Justin Gleeson SC, former Solicitor-General and leader of the team that successfully defended the Philip Morris claims against Australia, offered concluding remarks to sum up the symposium. He noted that despite the diversity of the objectives of the speakers, the core aim of these studies remained the same: “it is all about human wellbeing across the planet”.

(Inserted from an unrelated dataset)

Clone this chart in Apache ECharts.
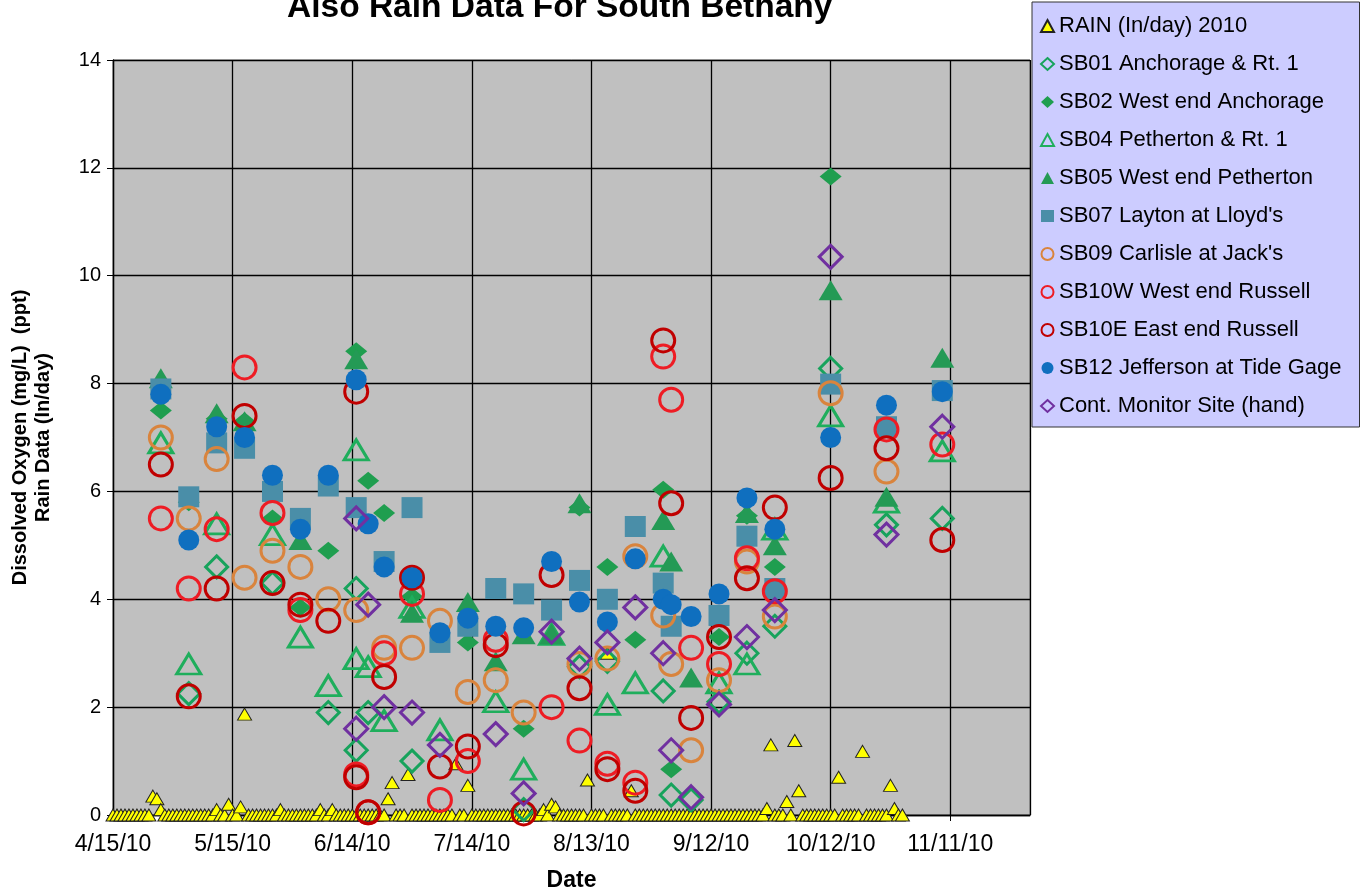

The symposium therefore offered an excellent platform to share new findings and discuss ideas related to challenges and opportunities related to the investment treaty regime and associated peculiarities in the wider Asia-Pacific region. This marked a thought-provoking continuation of intellectual debate from a related previous conference on “International Investment Arbitration and Dispute Resolution in Southeast Asia” hosted by Chulalongkorn University on 18 July 2016, focusing on the experience of individual ASEAN member states. The research presented at both conferences, also related to an Australian Research Council project over 2014-7 (for Trakman, Armstrong, Kurtz and Nottage), will be brought together in a book on “International Investment Treaties and Arbitration Across Asia” to be co-edited by Dr Chaisse and Dr Nottage.